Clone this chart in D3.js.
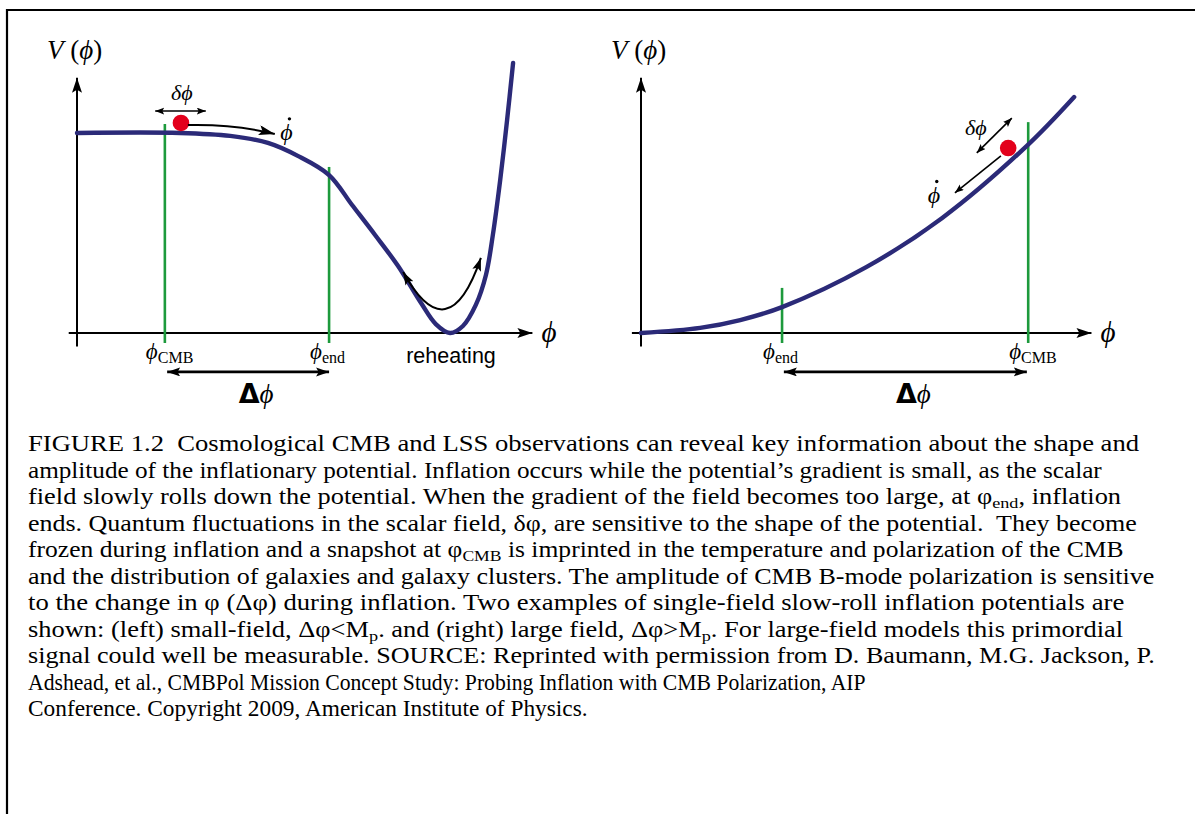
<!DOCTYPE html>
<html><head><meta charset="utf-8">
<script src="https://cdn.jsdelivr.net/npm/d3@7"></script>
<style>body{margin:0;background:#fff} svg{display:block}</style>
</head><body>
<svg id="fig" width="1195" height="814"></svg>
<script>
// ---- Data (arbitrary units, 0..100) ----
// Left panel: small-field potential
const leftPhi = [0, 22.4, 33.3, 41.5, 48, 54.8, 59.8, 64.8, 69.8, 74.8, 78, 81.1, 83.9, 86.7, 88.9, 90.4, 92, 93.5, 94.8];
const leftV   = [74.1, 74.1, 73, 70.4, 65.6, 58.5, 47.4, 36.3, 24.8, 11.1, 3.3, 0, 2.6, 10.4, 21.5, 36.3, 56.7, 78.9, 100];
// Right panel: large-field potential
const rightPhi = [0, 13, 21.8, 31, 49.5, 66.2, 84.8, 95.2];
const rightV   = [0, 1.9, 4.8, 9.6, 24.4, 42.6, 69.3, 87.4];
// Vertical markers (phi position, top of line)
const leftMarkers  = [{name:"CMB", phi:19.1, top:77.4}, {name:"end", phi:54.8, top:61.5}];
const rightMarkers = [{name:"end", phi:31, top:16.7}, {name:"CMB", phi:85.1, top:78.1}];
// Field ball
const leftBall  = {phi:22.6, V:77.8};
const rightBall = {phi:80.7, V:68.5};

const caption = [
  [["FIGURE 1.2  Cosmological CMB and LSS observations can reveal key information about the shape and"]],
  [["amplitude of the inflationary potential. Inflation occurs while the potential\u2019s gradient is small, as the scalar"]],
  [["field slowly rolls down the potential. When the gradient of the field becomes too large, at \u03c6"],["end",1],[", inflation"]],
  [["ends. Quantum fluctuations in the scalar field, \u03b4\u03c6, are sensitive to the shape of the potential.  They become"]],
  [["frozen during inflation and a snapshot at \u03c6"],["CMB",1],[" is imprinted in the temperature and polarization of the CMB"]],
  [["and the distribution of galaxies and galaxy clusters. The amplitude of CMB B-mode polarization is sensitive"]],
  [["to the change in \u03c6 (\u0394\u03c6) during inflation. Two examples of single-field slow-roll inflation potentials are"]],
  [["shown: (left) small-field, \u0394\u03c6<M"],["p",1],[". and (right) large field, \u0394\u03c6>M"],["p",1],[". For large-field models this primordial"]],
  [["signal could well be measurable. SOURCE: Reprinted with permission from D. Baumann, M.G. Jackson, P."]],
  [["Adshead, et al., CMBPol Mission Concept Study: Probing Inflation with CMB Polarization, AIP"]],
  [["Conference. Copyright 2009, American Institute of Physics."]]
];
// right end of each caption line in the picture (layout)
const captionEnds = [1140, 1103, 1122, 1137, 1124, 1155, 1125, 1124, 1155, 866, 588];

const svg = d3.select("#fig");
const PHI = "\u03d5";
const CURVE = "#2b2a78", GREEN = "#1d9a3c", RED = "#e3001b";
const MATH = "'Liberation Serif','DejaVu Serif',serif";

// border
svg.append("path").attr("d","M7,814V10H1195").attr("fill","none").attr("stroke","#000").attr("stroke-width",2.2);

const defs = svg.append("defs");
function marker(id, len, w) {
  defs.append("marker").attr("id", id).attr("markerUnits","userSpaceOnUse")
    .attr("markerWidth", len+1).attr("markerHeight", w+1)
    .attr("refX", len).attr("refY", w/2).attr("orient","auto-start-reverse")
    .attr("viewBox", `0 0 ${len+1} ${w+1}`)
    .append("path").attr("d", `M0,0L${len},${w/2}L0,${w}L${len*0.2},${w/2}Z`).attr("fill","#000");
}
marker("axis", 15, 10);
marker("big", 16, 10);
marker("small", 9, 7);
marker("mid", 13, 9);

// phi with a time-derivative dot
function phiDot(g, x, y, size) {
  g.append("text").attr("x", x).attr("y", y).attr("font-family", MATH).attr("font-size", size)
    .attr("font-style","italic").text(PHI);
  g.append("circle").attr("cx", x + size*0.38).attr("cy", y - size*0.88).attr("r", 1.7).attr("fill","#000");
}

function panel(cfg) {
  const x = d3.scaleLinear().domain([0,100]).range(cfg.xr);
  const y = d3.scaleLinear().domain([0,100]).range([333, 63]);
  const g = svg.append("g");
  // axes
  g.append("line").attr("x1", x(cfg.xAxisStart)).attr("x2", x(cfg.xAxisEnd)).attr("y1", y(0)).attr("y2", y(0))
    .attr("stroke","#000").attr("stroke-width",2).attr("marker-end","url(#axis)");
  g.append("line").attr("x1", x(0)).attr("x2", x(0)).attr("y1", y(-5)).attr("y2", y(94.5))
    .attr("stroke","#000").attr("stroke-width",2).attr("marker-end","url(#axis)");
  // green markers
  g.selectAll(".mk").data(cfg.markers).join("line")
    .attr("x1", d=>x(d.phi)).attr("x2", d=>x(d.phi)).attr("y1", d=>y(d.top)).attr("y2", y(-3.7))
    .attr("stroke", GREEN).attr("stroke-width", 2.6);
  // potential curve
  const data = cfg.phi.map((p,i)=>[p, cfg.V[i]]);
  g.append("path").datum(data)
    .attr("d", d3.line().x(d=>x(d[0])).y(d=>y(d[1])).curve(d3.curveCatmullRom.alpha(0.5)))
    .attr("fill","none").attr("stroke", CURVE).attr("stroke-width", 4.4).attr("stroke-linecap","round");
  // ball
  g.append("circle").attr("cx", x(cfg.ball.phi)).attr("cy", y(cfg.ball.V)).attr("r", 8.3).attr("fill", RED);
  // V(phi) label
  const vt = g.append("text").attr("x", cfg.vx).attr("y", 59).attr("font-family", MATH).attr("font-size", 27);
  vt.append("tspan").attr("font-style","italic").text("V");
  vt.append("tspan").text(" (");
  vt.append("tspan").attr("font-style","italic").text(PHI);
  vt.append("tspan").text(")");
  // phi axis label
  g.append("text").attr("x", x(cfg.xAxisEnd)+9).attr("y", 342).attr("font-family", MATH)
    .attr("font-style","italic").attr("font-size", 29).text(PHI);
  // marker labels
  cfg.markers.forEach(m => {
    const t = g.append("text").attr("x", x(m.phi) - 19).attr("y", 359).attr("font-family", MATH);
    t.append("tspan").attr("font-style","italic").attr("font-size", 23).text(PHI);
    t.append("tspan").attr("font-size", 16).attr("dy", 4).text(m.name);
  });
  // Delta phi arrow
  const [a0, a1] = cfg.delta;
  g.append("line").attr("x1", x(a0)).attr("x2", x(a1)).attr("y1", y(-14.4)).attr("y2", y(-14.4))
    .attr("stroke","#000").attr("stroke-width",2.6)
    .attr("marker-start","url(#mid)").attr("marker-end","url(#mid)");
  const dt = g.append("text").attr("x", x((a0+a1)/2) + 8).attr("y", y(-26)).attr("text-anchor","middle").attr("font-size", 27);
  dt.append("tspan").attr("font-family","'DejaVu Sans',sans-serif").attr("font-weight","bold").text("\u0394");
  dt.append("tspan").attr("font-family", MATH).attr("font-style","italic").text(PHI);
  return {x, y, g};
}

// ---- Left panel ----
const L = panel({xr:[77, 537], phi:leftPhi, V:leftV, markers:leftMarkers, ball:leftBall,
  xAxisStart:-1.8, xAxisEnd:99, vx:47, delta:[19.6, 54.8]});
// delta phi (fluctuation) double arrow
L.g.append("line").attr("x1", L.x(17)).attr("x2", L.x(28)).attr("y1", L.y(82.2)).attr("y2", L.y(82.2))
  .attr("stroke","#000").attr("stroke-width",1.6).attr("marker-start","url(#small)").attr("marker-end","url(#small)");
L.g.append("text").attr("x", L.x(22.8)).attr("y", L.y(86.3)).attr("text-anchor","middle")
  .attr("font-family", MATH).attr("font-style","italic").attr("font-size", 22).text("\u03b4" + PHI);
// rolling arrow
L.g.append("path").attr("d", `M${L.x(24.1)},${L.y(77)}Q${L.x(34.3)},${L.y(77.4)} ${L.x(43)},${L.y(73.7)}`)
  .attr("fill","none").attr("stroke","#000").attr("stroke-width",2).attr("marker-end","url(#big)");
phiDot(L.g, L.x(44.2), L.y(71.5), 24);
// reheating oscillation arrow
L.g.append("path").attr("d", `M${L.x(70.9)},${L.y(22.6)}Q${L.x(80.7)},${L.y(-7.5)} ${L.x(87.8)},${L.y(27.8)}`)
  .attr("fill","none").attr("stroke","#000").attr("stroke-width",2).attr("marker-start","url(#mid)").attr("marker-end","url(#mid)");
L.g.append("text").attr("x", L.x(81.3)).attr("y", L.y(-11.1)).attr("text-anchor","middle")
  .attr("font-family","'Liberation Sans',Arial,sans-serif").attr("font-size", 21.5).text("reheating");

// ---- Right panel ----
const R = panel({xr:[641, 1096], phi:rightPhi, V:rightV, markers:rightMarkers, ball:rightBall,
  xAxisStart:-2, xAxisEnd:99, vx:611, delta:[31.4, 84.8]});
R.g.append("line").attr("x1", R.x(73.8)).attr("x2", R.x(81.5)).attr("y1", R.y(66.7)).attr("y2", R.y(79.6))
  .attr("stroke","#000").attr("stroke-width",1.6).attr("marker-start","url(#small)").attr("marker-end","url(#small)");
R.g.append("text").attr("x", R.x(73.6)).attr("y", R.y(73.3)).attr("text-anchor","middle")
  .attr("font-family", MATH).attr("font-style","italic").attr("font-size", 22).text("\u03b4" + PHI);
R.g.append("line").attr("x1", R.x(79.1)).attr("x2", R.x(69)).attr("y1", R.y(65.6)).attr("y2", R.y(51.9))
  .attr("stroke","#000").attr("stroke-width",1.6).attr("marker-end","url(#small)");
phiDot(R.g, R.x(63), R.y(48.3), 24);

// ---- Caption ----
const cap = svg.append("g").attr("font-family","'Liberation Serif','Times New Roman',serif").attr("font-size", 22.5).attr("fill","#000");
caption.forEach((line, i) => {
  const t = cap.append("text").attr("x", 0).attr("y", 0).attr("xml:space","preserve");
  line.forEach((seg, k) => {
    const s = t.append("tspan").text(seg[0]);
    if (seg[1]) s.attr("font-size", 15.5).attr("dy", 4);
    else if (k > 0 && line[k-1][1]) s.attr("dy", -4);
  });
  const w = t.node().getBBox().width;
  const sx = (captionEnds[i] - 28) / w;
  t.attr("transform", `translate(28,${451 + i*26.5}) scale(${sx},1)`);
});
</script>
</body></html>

━━━━━━━━━━

INSTRUCTIONS TO FOLLOW: Copy every line in the listing above where the string "this" turns up.

TASK RESPONSE:
Clone this chart in D3.js.
  [["shown: (left) small-field, \u0394\u03c6<M"],["p",1],[". and (right) large field, \u0394\u03c6>M"],["p",1],[". For large-field models this primordial"]],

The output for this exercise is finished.